--- Given data ---
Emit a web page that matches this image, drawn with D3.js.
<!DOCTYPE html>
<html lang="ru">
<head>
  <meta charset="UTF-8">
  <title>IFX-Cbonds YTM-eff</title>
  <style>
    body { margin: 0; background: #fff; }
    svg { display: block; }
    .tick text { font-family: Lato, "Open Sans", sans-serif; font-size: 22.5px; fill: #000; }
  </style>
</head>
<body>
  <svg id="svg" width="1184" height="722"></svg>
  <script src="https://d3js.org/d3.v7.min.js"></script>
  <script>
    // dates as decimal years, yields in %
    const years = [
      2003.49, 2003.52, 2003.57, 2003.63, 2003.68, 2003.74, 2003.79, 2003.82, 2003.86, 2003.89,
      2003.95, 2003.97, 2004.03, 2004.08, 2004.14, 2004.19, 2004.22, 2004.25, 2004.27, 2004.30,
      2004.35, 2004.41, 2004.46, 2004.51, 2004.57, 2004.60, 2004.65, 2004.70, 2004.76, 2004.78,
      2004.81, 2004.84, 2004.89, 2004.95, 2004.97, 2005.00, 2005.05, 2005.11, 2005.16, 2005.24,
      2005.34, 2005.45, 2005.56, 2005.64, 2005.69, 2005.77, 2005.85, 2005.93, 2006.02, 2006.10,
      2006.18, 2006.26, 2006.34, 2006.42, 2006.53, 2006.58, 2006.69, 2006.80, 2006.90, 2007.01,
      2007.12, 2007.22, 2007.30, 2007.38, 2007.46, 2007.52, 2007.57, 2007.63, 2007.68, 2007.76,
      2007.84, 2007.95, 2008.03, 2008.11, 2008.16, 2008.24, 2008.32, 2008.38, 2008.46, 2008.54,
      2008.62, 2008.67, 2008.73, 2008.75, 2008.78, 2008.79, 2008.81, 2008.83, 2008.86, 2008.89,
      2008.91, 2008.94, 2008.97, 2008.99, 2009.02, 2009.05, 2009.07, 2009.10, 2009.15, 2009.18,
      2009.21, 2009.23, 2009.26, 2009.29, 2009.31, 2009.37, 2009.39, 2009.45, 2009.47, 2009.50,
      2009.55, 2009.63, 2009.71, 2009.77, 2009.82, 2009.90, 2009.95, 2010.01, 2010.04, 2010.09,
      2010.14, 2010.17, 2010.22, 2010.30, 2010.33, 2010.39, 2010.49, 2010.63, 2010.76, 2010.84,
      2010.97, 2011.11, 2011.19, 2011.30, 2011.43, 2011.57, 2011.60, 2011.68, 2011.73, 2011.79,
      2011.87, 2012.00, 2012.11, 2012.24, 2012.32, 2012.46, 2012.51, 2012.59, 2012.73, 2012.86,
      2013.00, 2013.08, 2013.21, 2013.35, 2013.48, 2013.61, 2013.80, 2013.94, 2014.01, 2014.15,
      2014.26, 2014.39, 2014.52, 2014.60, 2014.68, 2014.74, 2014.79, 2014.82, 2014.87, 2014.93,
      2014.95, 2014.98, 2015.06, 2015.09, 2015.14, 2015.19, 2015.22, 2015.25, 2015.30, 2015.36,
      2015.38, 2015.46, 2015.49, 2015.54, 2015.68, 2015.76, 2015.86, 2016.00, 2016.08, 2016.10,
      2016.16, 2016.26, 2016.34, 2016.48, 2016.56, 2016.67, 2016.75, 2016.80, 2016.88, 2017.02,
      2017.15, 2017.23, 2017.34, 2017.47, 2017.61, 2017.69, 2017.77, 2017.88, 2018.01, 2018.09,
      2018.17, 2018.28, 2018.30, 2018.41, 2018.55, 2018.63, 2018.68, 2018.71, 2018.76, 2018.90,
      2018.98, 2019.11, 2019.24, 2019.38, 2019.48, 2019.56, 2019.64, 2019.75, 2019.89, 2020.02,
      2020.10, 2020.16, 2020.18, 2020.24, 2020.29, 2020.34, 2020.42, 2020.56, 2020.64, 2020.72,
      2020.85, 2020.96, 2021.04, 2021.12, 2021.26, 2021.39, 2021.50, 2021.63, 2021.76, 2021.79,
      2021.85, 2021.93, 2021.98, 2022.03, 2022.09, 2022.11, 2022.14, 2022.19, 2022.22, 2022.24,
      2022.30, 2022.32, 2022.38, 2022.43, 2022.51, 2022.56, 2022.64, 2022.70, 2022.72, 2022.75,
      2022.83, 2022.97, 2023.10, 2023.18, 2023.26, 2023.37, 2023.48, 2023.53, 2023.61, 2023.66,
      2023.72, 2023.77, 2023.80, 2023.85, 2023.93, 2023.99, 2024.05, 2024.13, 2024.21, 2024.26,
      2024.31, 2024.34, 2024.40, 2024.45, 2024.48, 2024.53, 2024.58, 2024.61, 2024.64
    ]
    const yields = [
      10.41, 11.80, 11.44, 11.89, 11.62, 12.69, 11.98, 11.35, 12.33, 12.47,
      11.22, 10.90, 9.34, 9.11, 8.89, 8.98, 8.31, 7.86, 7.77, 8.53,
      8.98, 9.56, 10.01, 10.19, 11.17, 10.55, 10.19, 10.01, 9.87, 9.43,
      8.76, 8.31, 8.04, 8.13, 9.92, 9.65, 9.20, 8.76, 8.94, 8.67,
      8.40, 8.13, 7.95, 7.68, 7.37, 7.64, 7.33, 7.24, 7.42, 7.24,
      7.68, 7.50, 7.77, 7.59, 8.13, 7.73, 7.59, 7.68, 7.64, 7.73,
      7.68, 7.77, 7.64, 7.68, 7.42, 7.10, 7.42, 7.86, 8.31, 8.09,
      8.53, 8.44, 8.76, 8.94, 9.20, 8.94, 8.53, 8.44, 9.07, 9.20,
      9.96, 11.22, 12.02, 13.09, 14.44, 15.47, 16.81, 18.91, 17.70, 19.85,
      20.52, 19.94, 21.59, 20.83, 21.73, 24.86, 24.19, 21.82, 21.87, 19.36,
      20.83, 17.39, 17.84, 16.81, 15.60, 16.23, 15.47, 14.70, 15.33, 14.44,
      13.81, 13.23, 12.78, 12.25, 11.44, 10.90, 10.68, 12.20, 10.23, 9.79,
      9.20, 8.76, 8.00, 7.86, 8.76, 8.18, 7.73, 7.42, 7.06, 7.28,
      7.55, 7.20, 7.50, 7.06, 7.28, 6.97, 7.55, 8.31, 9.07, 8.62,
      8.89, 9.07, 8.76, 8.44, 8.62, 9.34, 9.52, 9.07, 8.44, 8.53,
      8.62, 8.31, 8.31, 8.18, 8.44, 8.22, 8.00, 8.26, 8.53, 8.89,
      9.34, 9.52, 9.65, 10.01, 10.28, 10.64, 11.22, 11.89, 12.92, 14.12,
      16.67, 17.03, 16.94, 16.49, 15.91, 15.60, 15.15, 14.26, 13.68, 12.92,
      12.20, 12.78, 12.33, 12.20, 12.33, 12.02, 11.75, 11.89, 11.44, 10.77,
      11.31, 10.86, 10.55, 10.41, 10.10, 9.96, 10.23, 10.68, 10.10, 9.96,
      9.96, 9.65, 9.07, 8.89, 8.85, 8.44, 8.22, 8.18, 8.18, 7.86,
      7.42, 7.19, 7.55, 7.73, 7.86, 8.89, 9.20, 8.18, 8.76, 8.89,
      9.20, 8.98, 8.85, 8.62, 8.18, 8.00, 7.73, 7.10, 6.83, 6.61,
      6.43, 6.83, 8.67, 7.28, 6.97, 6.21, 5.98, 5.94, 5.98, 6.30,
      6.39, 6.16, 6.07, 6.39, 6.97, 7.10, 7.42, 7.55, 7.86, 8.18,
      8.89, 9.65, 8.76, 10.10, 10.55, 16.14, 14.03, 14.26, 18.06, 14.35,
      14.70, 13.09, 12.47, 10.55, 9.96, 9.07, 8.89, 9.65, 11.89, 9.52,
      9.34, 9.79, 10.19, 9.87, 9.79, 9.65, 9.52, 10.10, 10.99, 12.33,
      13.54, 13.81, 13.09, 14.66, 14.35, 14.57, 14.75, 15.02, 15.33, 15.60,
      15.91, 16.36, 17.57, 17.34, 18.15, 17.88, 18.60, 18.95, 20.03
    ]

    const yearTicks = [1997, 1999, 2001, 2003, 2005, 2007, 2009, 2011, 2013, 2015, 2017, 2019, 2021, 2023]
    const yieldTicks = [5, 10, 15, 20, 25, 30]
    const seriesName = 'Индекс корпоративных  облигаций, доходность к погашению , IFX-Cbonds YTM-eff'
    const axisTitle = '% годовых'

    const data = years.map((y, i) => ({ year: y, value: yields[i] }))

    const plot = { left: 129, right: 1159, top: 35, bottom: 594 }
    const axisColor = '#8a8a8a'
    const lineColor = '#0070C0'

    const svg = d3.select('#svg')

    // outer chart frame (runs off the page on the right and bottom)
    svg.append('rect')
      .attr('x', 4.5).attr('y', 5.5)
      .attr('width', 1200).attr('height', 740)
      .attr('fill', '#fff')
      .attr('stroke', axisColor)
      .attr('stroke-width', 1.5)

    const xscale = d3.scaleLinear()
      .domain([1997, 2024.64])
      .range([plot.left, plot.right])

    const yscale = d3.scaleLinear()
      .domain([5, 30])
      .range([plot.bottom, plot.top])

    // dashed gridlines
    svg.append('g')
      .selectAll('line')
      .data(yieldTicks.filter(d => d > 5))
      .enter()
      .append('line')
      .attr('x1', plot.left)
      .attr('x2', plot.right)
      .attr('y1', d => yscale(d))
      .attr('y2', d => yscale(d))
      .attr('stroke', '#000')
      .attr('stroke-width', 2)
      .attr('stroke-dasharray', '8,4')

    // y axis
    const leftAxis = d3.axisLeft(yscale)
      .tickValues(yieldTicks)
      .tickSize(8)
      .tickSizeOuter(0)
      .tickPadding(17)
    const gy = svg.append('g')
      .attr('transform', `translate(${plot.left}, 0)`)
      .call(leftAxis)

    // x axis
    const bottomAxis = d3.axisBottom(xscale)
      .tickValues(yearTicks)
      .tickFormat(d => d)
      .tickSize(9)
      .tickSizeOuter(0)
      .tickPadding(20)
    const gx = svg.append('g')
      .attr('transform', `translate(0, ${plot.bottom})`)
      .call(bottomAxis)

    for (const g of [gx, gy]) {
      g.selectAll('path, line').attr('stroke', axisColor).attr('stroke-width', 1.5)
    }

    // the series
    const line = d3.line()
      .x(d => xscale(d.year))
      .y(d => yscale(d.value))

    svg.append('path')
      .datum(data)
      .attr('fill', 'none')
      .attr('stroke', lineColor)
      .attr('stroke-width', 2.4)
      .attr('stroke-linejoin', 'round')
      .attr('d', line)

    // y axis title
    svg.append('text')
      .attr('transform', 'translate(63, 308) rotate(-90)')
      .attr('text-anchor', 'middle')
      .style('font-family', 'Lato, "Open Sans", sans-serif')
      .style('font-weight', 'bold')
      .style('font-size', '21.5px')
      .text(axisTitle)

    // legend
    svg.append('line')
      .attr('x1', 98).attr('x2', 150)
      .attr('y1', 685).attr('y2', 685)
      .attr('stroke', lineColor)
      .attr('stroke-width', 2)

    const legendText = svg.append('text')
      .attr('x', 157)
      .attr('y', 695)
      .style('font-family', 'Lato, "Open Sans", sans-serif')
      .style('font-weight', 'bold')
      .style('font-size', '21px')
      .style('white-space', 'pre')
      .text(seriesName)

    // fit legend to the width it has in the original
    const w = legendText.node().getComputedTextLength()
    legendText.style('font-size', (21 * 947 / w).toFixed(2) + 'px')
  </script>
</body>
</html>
---
What you will do >>
Which lines of the data include "page"? Copy each of them.

Expected output >>
Emit a web page that matches this image, drawn with D3.js.
    // outer chart frame (runs off the page on the right and bottom)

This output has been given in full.